Talking about respondents with David he mentioned medicine (herbalist) men who boil up herbs for curs, the witch doctors use tricks eg. swinging a basket over & over their arm into some water and then the basket with water is placed on the ground and twigs are snapped and placed on the water – this is when the client can be told that this grandfather told him to do something eg. bring eggs, a white goat, etc, to cure the thing the client has.  Another trick is to distract the client with a horn put to the arm, having first cut the skin with razors.  This horn has a hole in the tip and the witch doctor sucks on the horn, which brings the skin up and then he throws a bone out as if this was the cause of his ailment.  We might visit the storyteller and some of the elders and clan head.

Saw a mousebird today and some grey dove-like birds which l cannot see in the book.
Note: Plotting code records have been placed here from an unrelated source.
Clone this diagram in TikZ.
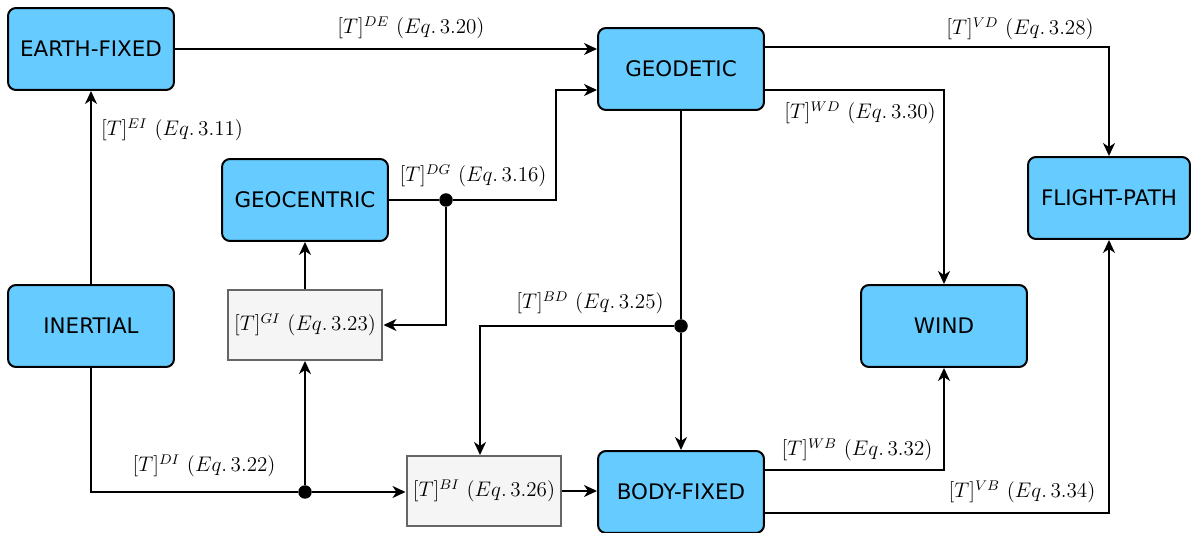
\documentclass[tikz,border=0pt]{standalone}
\usepackage{fontspec}
\usepackage{tikz}
\usetikzlibrary{arrows.meta}
\newfontfamily\framefont{DejaVu Sans}
\definecolor{frameblue}{HTML}{66CCFF}
\definecolor{boxgray}{HTML}{F5F5F5}
\definecolor{boxline}{HTML}{666666}
\tikzset{
	frame/.style={draw, line width=0.04cm, fill=frameblue, rounded corners=0.16cm, minimum width=3.32cm, minimum height=1.64cm, font=\framefont\fontsize{12.2}{14}\selectfont},
	eqbox/.style={draw=boxline, line width=0.04cm, fill=boxgray, minimum width=3.1cm, minimum height=1.4cm, font=\fontsize{12}{14}\selectfont},
	link/.style={line width=0.04cm},
	conn/.style={line width=0.04cm, -{Stealth[length=0.26cm, width=0.24cm, inset=0.08cm]}},
	joint/.style={circle, fill=black, inner sep=0, minimum size=0.27cm},
	eq/.style={font=\fontsize{12}{14}\selectfont, inner sep=0}
}
\begin{document}
\begin{tikzpicture}[x=0.02cm, y=-0.02cm]
	\useasboundingbox (0,0) rectangle (1191,533);
	\node[frame] (earth) at (91,49) {EARTH-FIXED};
	\node[frame] (geodetic) at (681,69) {GEODETIC};
	\node[frame] (geocentric) at (305,200) {GEOCENTRIC};
	\node[frame, minimum width=3.24cm] (flight) at (1109,198) {FLIGHT-PATH};
	\node[frame] (inertial) at (91,326) {INERTIAL};
	\node[frame] (wind) at (944,326) {WIND};
	\node[frame] (body) at (681,492) {BODY-FIXED};
	\node[eqbox] (gi) at (305,325) {$[T]^{GI}\ (Eq.\,3.23)$};
	\node[eqbox] (bi) at (484,491) {$[T]^{BI}\ (Eq.\,3.26)$};
	\node[joint] (jdg) at (446,200) {};
	\node[joint] (jdi) at (305,492) {};
	\node[joint] (jbd) at (681,326) {};
	\coordinate (dgin) at ([yshift=-0.42cm]geodetic.west);
	\coordinate (biin) at ([xshift=-0.08cm]bi.north);

	\draw[conn] (earth.east) -- (earth.east -| geodetic.west);
	\draw[conn] (inertial) -- (earth);
	\draw[link] (geocentric) -- (jdg);
	\draw[conn] (jdg) -- (556,200) |- (dgin);
	\draw[conn] (jdg) |- (gi.east);
	\draw[conn] (gi) -- (geocentric);
	\draw[link] (inertial) |- (jdi);
	\draw[conn] (jdi) -- (jdi -| bi.west);
	\draw[conn] (jdi) -- (gi);
	\draw[link] (geodetic) -- (jbd);
	\draw[conn] (jbd) -- (body);
	\draw[conn] (jbd) -| (biin);
	\draw[conn] (bi) -- (bi -| body.west);
	\draw[conn] ([yshift=0.44cm]geodetic.east) -| (flight);
	\draw[conn] ([yshift=-0.42cm]geodetic.east) -| (wind);
	\draw[conn] ([yshift=0.44cm]body.east) -| (wind);
	\draw[conn] ([yshift=-0.42cm]body.east) -| (flight);

	\node[eq] (lde) at (411,28) {$[T]^{DE}\ (Eq.\,3.20)$};
	\node[eq] (lei) at (172,130) {$[T]^{EI}\ (Eq.\,3.11)$};
	\node[eq] (ldg) at (473,176) {$[T]^{DG}\ (Eq.\,3.16)$};
	\node[eq] (ldi) at (204,466) {$[T]^{DI}\ (Eq.\,3.22)$};
	\node[eq] (lbd) at (590,303) {$[T]^{BD}\ (Eq.\,3.25)$};
	\node[eq] (lvd) at (1020,29) {$[T]^{VD}\ (Eq.\,3.28)$};
	\node[eq] (lwd) at (860,113) {$[T]^{WD}\ (Eq.\,3.30)$};
	\node[eq] (lwb) at (857,450) {$[T]^{WB}\ (Eq.\,3.32)$};
	\node[eq] (lvb) at (1022,492) {$[T]^{VB}\ (Eq.\,3.34)$};
\end{tikzpicture}
\end{document}
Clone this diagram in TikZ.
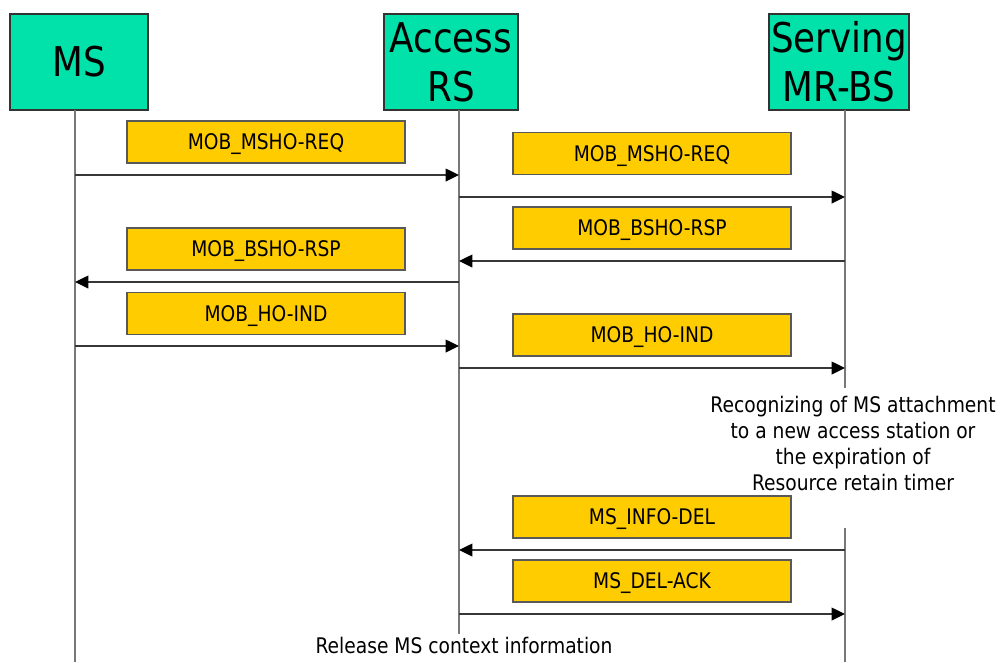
\documentclass[tikz,border=0pt]{standalone}
\usepackage{fontspec}
\setmainfont{DejaVu Sans}[FakeStretch=0.87]
\usetikzlibrary{arrows.meta}
\definecolor{hdrfill}{RGB}{0,226,170}
\definecolor{msgfill}{RGB}{255,204,0}
\definecolor{lifegray}{RGB}{120,120,120}
\definecolor{arrgray}{RGB}{55,55,55}
\tikzset{
  hdr/.style={draw=black!80, line width=1pt, fill=hdrfill, inner sep=0pt, align=center,
    font=\fontsize{30.75}{36.75}\selectfont},
  msgbox/.style={draw=black!65, line width=0.9pt, fill=msgfill, inner sep=0pt,
    minimum width=208.5pt, minimum height=31.5pt, text height=11.8pt, text depth=0pt,
    font=\fontsize{16.1}{19}\selectfont},
  lifeline/.style={draw=lifegray, line width=1.1pt},
  msgarrow/.style={draw=arrgray, line width=1.1pt,
    -{Triangle[length=10pt, width=9.5pt, color=black, fill=black]}},
  note/.style={inner sep=0pt, align=center, font=\fontsize{16.1}{19.3}\selectfont}
}
\begin{document}
\begin{tikzpicture}[x=0.75pt, y=-0.75pt]
\useasboundingbox (0,0) rectangle (1000,662);
% headers
\node[hdr, minimum width=103.5pt, minimum height=72pt] (ms) at (79,62) {MS};
\node[hdr, minimum width=100.5pt, minimum height=72pt] (ar) at (451,62) {Access\\RS};
\node[hdr, minimum width=105pt, minimum height=72pt] (sb) at (839,62) {Serving\\MR-BS};
% lifeline coordinates
\coordinate (msT) at (75,110);  \coordinate (msB) at (75,662);
\coordinate (arT) at (459,110); \coordinate (arB) at (459,634);
\coordinate (sbT) at (845,110); \coordinate (sbM1) at (845,388);
\coordinate (sbM2) at (845,528); \coordinate (sbB) at (845,662);
\draw[lifeline] (msT) -- (msB);
\draw[lifeline] (arT) -- (arB);
\draw[lifeline] (sbT) -- (sbM1);
\draw[lifeline] (sbM2) -- (sbB);
% message boxes
\node[msgbox] (l1) at (266,142) {MOB\_MSHO-REQ};
\node[msgbox] (l2) at (266,249) {MOB\_BSHO-RSP};
\node[msgbox] (l3) at (266,313.5) {MOB\_HO-IND};
\node[msgbox] (r1) at (652,153.5) {MOB\_MSHO-REQ};
\node[msgbox] (r2) at (652,228) {MOB\_BSHO-RSP};
\node[msgbox] (r3) at (652,335) {MOB\_HO-IND};
\node[msgbox] (r4) at (652,517) {MS\_INFO-DEL};
\node[msgbox] (r5) at (652,581) {MS\_DEL-ACK};
% arrow end points on lifelines
\coordinate (a1s) at (75,175);  \coordinate (a1e) at (459,175);
\coordinate (a2s) at (459,197); \coordinate (a2e) at (845,197);
\coordinate (a3s) at (845,261); \coordinate (a3e) at (459,261);
\coordinate (a4s) at (459,282); \coordinate (a4e) at (75,282);
\coordinate (a5s) at (75,346);  \coordinate (a5e) at (459,346);
\coordinate (a6s) at (459,368); \coordinate (a6e) at (845,368);
\coordinate (a7s) at (845,550); \coordinate (a7e) at (459,550);
\coordinate (a8s) at (459,614); \coordinate (a8e) at (845,614);
\draw[msgarrow] (a1s) -- (a1e);
\draw[msgarrow] (a2s) -- (a2e);
\draw[msgarrow] (a3s) -- (a3e);
\draw[msgarrow] (a4s) -- (a4e);
\draw[msgarrow] (a5s) -- (a5e);
\draw[msgarrow] (a6s) -- (a6e);
\draw[msgarrow] (a7s) -- (a7e);
\draw[msgarrow] (a8s) -- (a8e);
% notes
\node[note] (n1) at (853,443.5) {Recognizing of MS attachment\\to a new access station or\\the expiration of\\Resource retain timer};
\node[note, anchor=base] (n2) at (464,653) {Release MS context information};
\end{tikzpicture}
\end{document}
Tonight David, Emmanuel, Winnie, Perlucy and Eria had supper together and had a leg of goat, which was lovely.  We chatted about burials – E said about inheriting the wife after death, was dying out a bit due to AIDS. He also told us about marriage partnership and that the father of the son had to choose the first wife for his son but also tried her out!  A lot of problems with father’s going off with the son’s wives apparently!!

They often lift the lid of the coffin to make sure the person is actually dead and not alive as there have been many cases where someone has just been unconscious!  A goat is often brought by a close relative to a funeral as a gift for the dead – maybe a father-in-law.

When a brother is referred to it does not necessarily mean a direct brother but could be someone with the same clan eg. when David dies his nephew should do all the burial rituals eg. planting the trees, etc. and tend to it, as, if a ‘weed’ tree grows up in the middle his nephew alone would have to cut it down.  However, this does not necessarily mean his direct nephew but someone within the clan of similar relationship and age.

From what was said this a.m. it seems that all the tribes in Uganda were one, except for three main groups of people, Bantu, Hamites and Luos. Then they all fractured into separate tribes but still there seems to be quite a few similarities according to them.

Found a snake skin on the floor of the sitting room tonight – was careful!